Deliberately forgoing the use of a language feature because you have 
trouble with it is understandable. You know your own strengths and 
weaknesses, and if that helps you avoid bugs that's a good thing. But 
the cost is that you may be writing unidiomatic code, or code that works 
but can be improved.

If I couldn't remember the difference between [1, 2] and (1, 2), and 
consequently wrote list([1, 2]) "just to be sure", we'd all agree that 
it was poor coding style even if we sympathised with my confusion over 
lists and tuple.


> As a confession: I have run and introduced bugs where the root cause
> was one language's truthiness table diverging from another.  Given
> that I recognise that I make this particular class of mistake a bit
> more frequently than I'd like, I try to account for this personal
> weakness and engineer for it.  I am not clever.

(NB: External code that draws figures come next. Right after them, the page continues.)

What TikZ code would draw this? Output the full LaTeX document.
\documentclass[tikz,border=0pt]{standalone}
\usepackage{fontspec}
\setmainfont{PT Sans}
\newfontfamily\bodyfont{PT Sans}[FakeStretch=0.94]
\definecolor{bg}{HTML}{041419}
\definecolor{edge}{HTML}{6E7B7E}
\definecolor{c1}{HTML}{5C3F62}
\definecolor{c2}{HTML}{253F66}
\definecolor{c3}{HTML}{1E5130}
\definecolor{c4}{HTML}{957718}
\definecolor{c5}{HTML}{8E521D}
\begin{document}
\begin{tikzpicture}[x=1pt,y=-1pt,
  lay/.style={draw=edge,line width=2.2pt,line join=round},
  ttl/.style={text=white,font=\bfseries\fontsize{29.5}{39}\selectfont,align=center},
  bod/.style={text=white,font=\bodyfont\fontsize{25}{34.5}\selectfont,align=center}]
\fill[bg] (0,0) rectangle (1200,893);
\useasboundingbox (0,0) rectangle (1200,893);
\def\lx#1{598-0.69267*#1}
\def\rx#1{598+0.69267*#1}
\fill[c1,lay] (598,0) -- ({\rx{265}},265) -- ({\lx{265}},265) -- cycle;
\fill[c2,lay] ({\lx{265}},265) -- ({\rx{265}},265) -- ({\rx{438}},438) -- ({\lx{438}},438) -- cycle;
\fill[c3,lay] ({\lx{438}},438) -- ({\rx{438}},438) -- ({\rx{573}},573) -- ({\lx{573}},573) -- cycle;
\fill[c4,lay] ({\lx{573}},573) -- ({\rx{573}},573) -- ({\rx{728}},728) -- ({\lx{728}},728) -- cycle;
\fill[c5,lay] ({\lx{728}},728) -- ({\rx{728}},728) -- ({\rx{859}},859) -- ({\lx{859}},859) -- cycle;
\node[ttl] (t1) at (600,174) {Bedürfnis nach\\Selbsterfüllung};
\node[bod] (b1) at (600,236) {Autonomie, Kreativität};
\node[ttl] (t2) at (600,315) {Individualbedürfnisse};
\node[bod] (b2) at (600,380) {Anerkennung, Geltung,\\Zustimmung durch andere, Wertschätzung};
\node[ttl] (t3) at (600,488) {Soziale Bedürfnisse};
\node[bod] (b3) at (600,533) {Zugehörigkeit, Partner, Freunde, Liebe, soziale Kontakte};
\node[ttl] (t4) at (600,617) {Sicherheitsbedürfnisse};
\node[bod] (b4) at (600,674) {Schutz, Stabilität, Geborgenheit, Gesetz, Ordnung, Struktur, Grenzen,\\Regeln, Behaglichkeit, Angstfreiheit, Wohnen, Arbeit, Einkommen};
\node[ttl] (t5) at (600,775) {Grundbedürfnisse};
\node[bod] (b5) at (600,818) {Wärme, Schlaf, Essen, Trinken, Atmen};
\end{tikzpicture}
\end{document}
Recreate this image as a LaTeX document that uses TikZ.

I think you're a lot cleverer than you give yourself credit for, and 
your coping strategy is a matter for you and anyone reviewing your code. 
Criticising people's code can often be mistaken for criticising the 
person themselves, but it shouldn't be seen that way. 


> >> To quote: "Let your statement be: 'Yes, yes', or "no, no': anything beyond
> >> these is of evil."
> >
> > "Have you stopped abusing small children yet?"
> 
> :(
> 
> I don't understand what your response here means.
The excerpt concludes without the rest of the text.